Эла прохладно улыбнулась и положила руку себе на живот. На ней было модное, туго зашнурованное платье, и фигура была плоской, как доска. Махелт быстро добавила:

– Все будет хорошо. Королева только что родила королю Иоанну сына, а они женаты семь лет.

Эла выглядела задумчивой.

– Я молюсь и делаю, что говорят повитухи, но Уильям постоянно в отъезде, и мы давно не делили постель. – Она опустила взгляд себе на руки. – Мой муж очень гордый человек.

Махелт поняла то, что осталось невысказанным. Рождение наследника Гуго уязвит Уильяма Длинный Меч, который всегда считал, что должен быть лучше из-за своей королевской крови.

– Так залучите его в свою постель, – сказала она. – Молитвы и повитухи бесполезны, если у вас нет самого главного. Что толку вспахивать грядку, если ее некому засеять?

Эла покраснела:

– Я знаю… – Она наблюдала, как няня обтирает ребенка, пеленает и укладывает в колыбель. – Но не хочу, чтобы муж посчитал меня навязчивой или нескромной.

– Уверена, вам не о чем волноваться. – Махелт подозревала, что рождение Роджера сделает Длинного Меча весьма внимательным в данном отношении и ищущим удобного случая, и вряд ли Эла могла показаться ему нескромной.

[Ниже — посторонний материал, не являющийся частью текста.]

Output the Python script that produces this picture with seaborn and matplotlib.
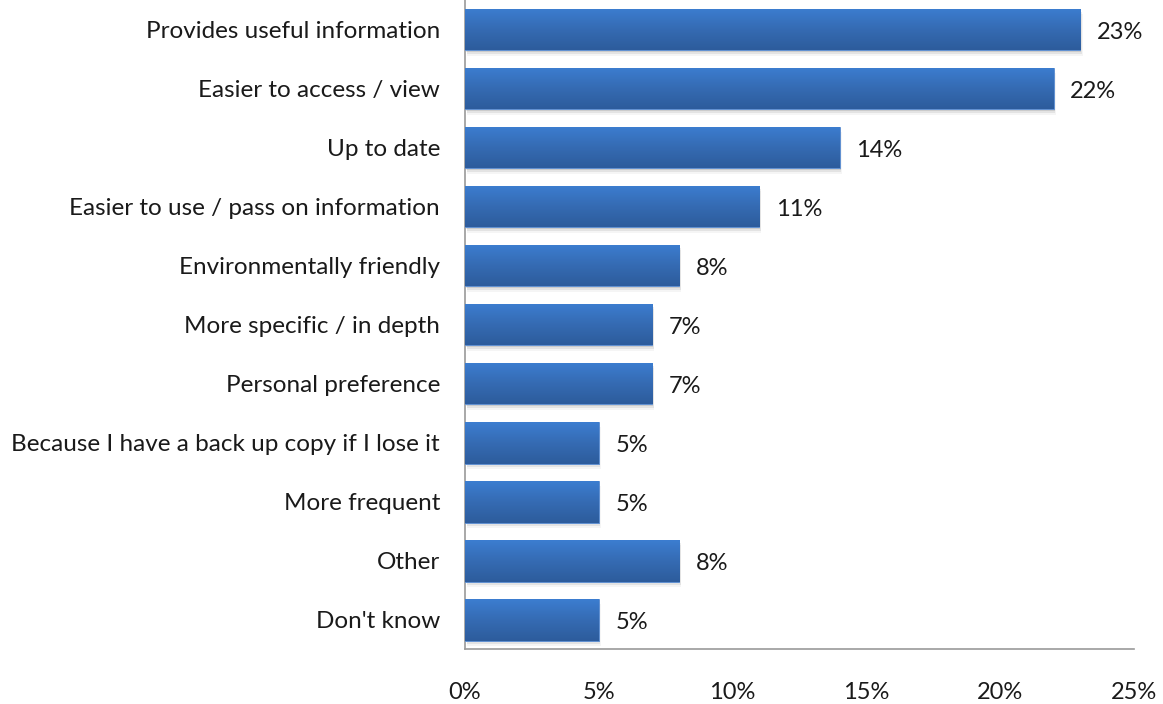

Ребенок уснул, и Махелт тоже решила вздремнуть, но успела заметить, как Эла на цыпочках вышла из комнаты и отправилась в соседнюю часовню, чтобы преклонить колени и помолиться.

* * *

На следующее утро Эла читала Махелт лэ[12] Марии Французской. Вдруг на лестнице раздалась легкая дробь шагов, дверь распахнулась, и в комнату влетела Ида, запыхавшаяся и раскрасневшаяся, с грязным после дороги подолом платья.